Pulp Prices are Down; What About Paper?
Pulp prices are slipping. Will paper prices follow?
One reason is that most of the North American market is integrated and mills are not heavily dependent on purchased pulp. But there’s another, more fundamental reason.
Pulp prices are still high—more than 30% above year ago levels—but that’s not the point, either.
There is a more fundamental reason, and I can’t say this often enough—prices are determined by supply and demand. Pulp prices are determined by the supply and demand for pulp, while paper prices are determined by the supply and demand for paper.
As we have discussed, paper prices have been strong because, although demand has been weak, consolidation and capacity reductions have kept supply and demand in balance. Pulp prices have been strong because global demand, especially demand from China, has been strong and supply has not kept up. Pulp is truly a global commodity. Pulp also competes with recovered fiber and recovered fiber prices have also been strong, with some grades up more than 50% from year ago levels.

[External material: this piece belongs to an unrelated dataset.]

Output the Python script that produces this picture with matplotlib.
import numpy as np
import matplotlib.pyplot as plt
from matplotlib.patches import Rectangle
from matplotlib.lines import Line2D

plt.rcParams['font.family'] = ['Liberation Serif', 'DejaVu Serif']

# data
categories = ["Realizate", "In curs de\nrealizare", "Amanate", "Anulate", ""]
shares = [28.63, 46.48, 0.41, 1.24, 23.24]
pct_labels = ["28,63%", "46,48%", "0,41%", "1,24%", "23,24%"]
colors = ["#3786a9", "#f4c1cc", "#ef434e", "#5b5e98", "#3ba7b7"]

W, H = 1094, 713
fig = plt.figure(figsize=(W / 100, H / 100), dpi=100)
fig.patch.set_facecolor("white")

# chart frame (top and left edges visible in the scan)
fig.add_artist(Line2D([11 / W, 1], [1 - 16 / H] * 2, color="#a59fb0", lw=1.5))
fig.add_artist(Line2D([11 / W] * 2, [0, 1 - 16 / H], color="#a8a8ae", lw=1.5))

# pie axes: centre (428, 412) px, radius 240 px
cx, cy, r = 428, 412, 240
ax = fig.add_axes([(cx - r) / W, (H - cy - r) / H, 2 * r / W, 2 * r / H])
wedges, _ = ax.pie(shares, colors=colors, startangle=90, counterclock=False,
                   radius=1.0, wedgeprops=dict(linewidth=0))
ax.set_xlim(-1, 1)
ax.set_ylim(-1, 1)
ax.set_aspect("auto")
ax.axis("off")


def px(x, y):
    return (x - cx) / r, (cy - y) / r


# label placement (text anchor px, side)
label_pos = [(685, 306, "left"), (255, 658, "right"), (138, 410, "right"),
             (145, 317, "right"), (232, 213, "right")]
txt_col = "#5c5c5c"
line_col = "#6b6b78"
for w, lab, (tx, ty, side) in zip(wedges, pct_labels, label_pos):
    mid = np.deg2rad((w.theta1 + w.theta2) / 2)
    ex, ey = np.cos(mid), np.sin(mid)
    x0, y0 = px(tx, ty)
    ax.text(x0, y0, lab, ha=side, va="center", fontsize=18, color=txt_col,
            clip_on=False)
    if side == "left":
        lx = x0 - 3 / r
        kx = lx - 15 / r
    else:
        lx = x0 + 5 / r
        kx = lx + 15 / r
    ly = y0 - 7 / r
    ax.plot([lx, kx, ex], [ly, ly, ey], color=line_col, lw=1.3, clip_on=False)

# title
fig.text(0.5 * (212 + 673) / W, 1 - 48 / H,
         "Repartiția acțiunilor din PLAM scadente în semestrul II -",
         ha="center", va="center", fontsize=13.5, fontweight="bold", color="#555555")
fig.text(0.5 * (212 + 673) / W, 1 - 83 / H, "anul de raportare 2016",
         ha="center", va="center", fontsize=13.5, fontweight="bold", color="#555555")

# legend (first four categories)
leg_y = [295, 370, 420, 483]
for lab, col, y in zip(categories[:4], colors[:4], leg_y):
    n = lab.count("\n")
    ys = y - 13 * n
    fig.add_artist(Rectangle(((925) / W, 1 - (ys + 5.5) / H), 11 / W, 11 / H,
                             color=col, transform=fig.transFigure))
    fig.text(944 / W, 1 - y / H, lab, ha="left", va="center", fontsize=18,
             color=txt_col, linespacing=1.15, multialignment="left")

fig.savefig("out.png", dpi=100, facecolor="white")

A few years ago, I did a detailed study of how well pulp and paper prices move together. At first glance, they move together quite well—very much like from space, the surface of the Earth looks smooth. But when you look closer, a different reality appears. In fact, there were several times in the past 20 years when pulp and paper prices moved in opposite directions for 12 months or more.
If anything, paper prices lead pulp prices, not the other way around. If you think about it, this makes sense. Higher paper demand will mean higher pulp demand, at least to a degree. And even though demand is only part of the price equation, if all else is equal, higher pulp demand will mean higher pulp prices.